Need for Diversity in a Liberal Haven
Across the country, in the blue state of Oregon, officials at Portland saw a need to step up efforts to increase diversity and to provide an equitable education to all students.
Baker-Flowers, the chief diversity officer, said when she started in the role in 2014, there was pushback to her efforts to create forums to allow people to discuss diversity on campus.
"Portland advertises itself as this liberal, sustainably focused mecca, and I think a lot of people that live here buy that marketing … so when I first got here, there was a lot of that rhetoric," she said. "But in terms of action, I think there was a lot of unconscious biases."
Baker-Flowers said it took the Ferguson, Mo., protests for people in Portland to realize that the country wasn't as postracial as many thought.

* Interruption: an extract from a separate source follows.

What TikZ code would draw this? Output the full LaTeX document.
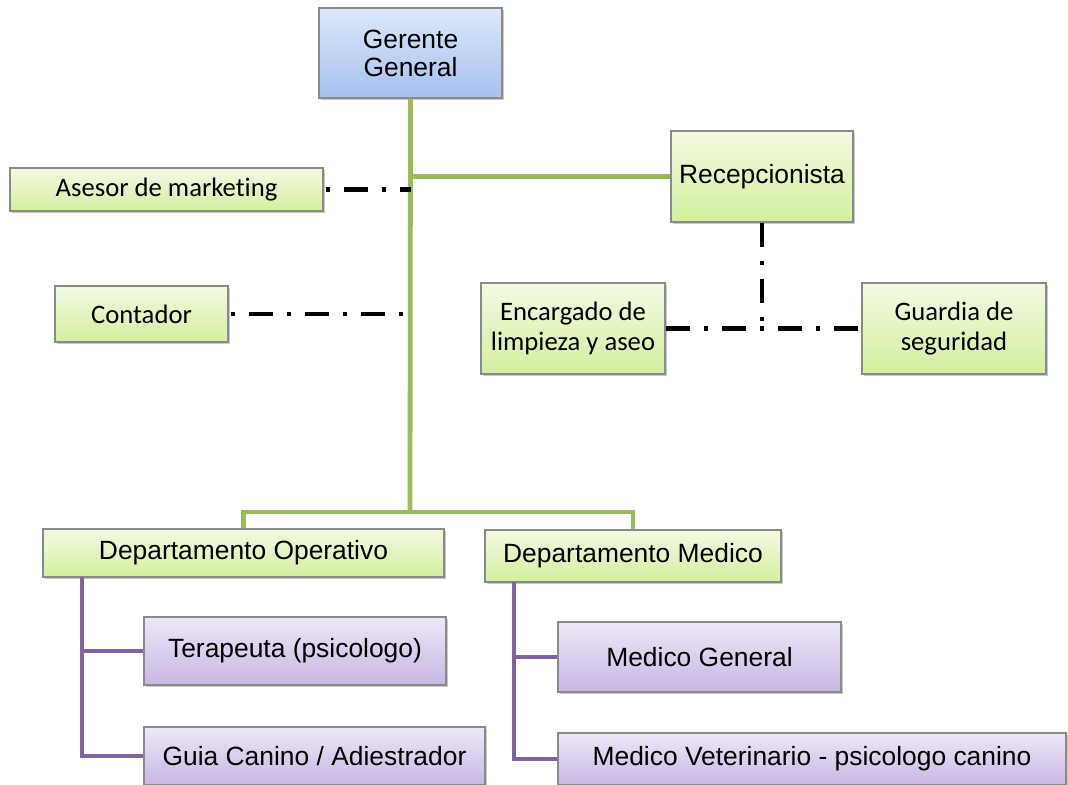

"We started trying to roll out things and do self-awareness-based things around 'Who am I, how do I walk through this world, what are my power and privileges and let's try to understand that,'" she said.
Portland also revamped its strategic plan and included critical race theory as a method of setting expectations and priorities at the college. The college also is building a faculty diversity internship program to broaden its full-time faculty ranks, and it now offers an inclusion advocates program that trains faculty and staff members to sit on hiring committees and ensure they're hiring applicants from diverse backgrounds while recognizing any biases in the process. College-sponsored training also helps employees recognize their biases and triggers.
"I'm seeing a cultural shift," Baker-Flowers said. "Even when running programming … I don't see crossed arms, people leaning back or people who don't want to be there. It feels like people are more open and they understand. We're slowly but surely getting to a shared understanding."